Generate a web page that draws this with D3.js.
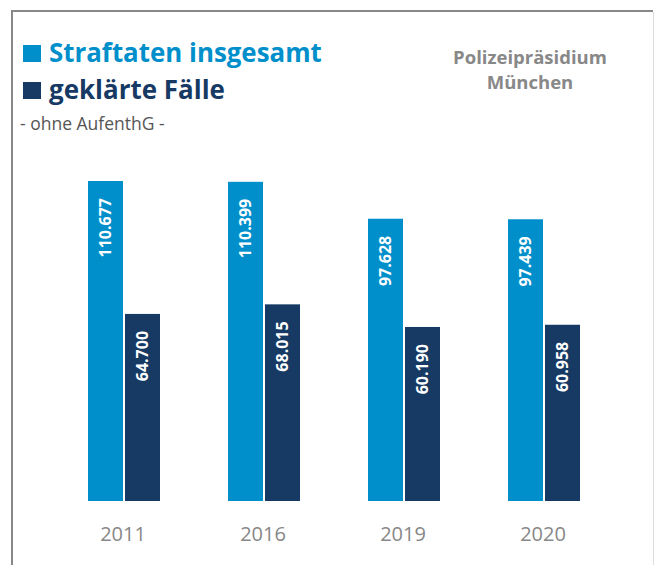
<!DOCTYPE html>
<html><head><meta charset="utf-8">
<script src="https://cdn.jsdelivr.net/npm/d3@7"></script>
<style>body{margin:0;background:#fff}svg{display:block}</style>
</head><body>
<script>
const years = ["2011", "2016", "2019", "2020"];
const straftaten = [110677, 110399, 97628, 97439];
const geklaert = [64700, 68015, 60190, 60958];
const seriesNames = ["Straftaten insgesamt", "geklärte Fälle"];
const seriesColors = ["#008fcb", "#163a64"];
const subtitle = "- ohne AufenthG -";
const sourceLines = ["Polizeipräsidium", "München"];

const W = 654, H = 565;
const font = "'Open Sans', 'Noto Sans', sans-serif";
const svg = d3.select("body").append("svg").attr("width", W).attr("height", H);

// frame
svg.append("line").attr("x1", 12).attr("x2", 653).attr("y1", 11).attr("y2", 11).attr("stroke", "#888").attr("stroke-width", 2);
svg.append("line").attr("x1", 12).attr("x2", 12).attr("y1", 10).attr("y2", H).attr("stroke", "#888").attr("stroke-width", 2);
svg.append("line").attr("x1", 653.5).attr("x2", 653.5).attr("y1", 12).attr("y2", H).attr("stroke", "#ddd").attr("stroke-width", 1);

// legend
const legendWidths = [273, 176];
seriesNames.forEach((name, i) => {
  const y = 45 + i * 37;
  svg.append("rect").attr("x", 23).attr("y", y).attr("width", 18).attr("height", 17).attr("fill", seriesColors[i]);
  const t = svg.append("text").attr("x", 49).attr("y", y + 17).text(name)
    .attr("font-family", font).attr("font-weight", 700).attr("font-size", 23.5)
    .attr("fill", seriesColors[i]);
  const w = t.node().getComputedTextLength();
  t.attr("font-size", 23.5 * legendWidths[i] / w);
});
svg.append("text").attr("x", 20).attr("y", 130).text(subtitle)
  .attr("font-family", font).attr("font-size", 17.5).attr("fill", "#555");

sourceLines.forEach((t, i) => {
  svg.append("text").attr("x", 530).attr("y", 64 + i * 25).attr("text-anchor", "middle").text(t)
    .attr("font-family", font).attr("font-weight", 700).attr("font-size", 18.5).attr("fill", "#888");
});

// scales
const x0 = d3.scaleBand().domain(years).range([53, 613]).paddingInner(0).paddingOuter(0);
const x1 = d3.scaleBand().domain([0, 1]).range([35, 107]).padding(0);
const y = d3.scaleLinear().domain([0, 110677]).range([501, 181]);

const fmt = v => d3.format(",")(v).replace(/,/g, ".");

years.forEach((yr, i) => {
  const g = svg.append("g").attr("transform", `translate(${x0(yr)},0)`);
  [straftaten[i], geklaert[i]].forEach((v, s) => {
    const bx = x1(s) + (s === 1 ? 1 : 0);
    const bw = 35;
    g.append("rect").attr("x", bx).attr("y", y(v)).attr("width", bw).attr("height", y(0) - y(v))
      .attr("fill", seriesColors[s]);
    const cx = bx + bw / 2, ty = y(v) + 17;
    g.append("text").attr("transform", `translate(${cx + 5.5},${ty}) rotate(-90)`)
      .attr("text-anchor", "end").text(fmt(v))
      .attr("font-family", font).attr("font-weight", 700).attr("font-size", 16).attr("fill", "#fff");
  });
});

const xAxis = svg.append("g").attr("transform", "translate(0,501)")
  .call(d3.axisBottom(x0).tickSize(0).tickPadding(0));
xAxis.select(".domain").remove();
xAxis.selectAll("text").attr("y", 40).attr("dy", 0)
  .attr("font-family", font).attr("font-size", 20).attr("fill", "#888");
</script>
</body></html>
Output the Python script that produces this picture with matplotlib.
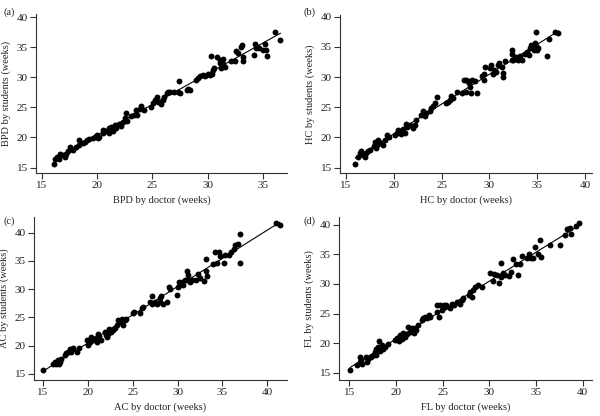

> _Set exercise_
Print each line of the material above exactly, with the pictures removed from your copy.

> _Exercise answer_
Generate a web page that draws this with D3.js.
<!DOCTYPE html>
<html><head><meta charset="utf-8">
<script src="https://cdn.jsdelivr.net/npm/d3@7"></script>
<style>body{margin:0;background:#fff}svg{display:block}</style>
</head><body>
<script>
const years = ["2011", "2016", "2019", "2020"];
const straftaten = [110677, 110399, 97628, 97439];
const geklaert = [64700, 68015, 60190, 60958];
const seriesNames = ["Straftaten insgesamt", "geklärte Fälle"];
const seriesColors = ["#008fcb", "#163a64"];
const subtitle = "- ohne AufenthG -";
const sourceLines = ["Polizeipräsidium", "München"];

const W = 654, H = 565;
const font = "'Open Sans', 'Noto Sans', sans-serif";
const svg = d3.select("body").append("svg").attr("width", W).attr("height", H);

// frame
svg.append("line").attr("x1", 12).attr("x2", 653).attr("y1", 11).attr("y2", 11).attr("stroke", "#888").attr("stroke-width", 2);
svg.append("line").attr("x1", 12).attr("x2", 12).attr("y1", 10).attr("y2", H).attr("stroke", "#888").attr("stroke-width", 2);
svg.append("line").attr("x1", 653.5).attr("x2", 653.5).attr("y1", 12).attr("y2", H).attr("stroke", "#ddd").attr("stroke-width", 1);

// legend
const legendWidths = [273, 176];
seriesNames.forEach((name, i) => {
  const y = 45 + i * 37;
  svg.append("rect").attr("x", 23).attr("y", y).attr("width", 18).attr("height", 17).attr("fill", seriesColors[i]);
  const t = svg.append("text").attr("x", 49).attr("y", y + 17).text(name)
    .attr("font-family", font).attr("font-weight", 700).attr("font-size", 23.5)
    .attr("fill", seriesColors[i]);
  const w = t.node().getComputedTextLength();
  t.attr("font-size", 23.5 * legendWidths[i] / w);
});
svg.append("text").attr("x", 20).attr("y", 130).text(subtitle)
  .attr("font-family", font).attr("font-size", 17.5).attr("fill", "#555");

sourceLines.forEach((t, i) => {
  svg.append("text").attr("x", 530).attr("y", 64 + i * 25).attr("text-anchor", "middle").text(t)
    .attr("font-family", font).attr("font-weight", 700).attr("font-size", 18.5).attr("fill", "#888");
});

// scales
const x0 = d3.scaleBand().domain(years).range([53, 613]).paddingInner(0).paddingOuter(0);
const x1 = d3.scaleBand().domain([0, 1]).range([35, 107]).padding(0);
const y = d3.scaleLinear().domain([0, 110677]).range([501, 181]);

const fmt = v => d3.format(",")(v).replace(/,/g, ".");

years.forEach((yr, i) => {
  const g = svg.append("g").attr("transform", `translate(${x0(yr)},0)`);
  [straftaten[i], geklaert[i]].forEach((v, s) => {
    const bx = x1(s) + (s === 1 ? 1 : 0);
    const bw = 35;
    g.append("rect").attr("x", bx).attr("y", y(v)).attr("width", bw).attr("height", y(0) - y(v))
      .attr("fill", seriesColors[s]);
    const cx = bx + bw / 2, ty = y(v) + 17;
    g.append("text").attr("transform", `translate(${cx + 5.5},${ty}) rotate(-90)`)
      .attr("text-anchor", "end").text(fmt(v))
      .attr("font-family", font).attr("font-weight", 700).attr("font-size", 16).attr("fill", "#fff");
  });
});

const xAxis = svg.append("g").attr("transform", "translate(0,501)")
  .call(d3.axisBottom(x0).tickSize(0).tickPadding(0));
xAxis.select(".domain").remove();
xAxis.selectAll("text").attr("y", 40).attr("dy", 0)
  .attr("font-family", font).attr("font-size", 20).attr("fill", "#888");
</script>
</body></html>
Output the Python script that produces this picture with matplotlib.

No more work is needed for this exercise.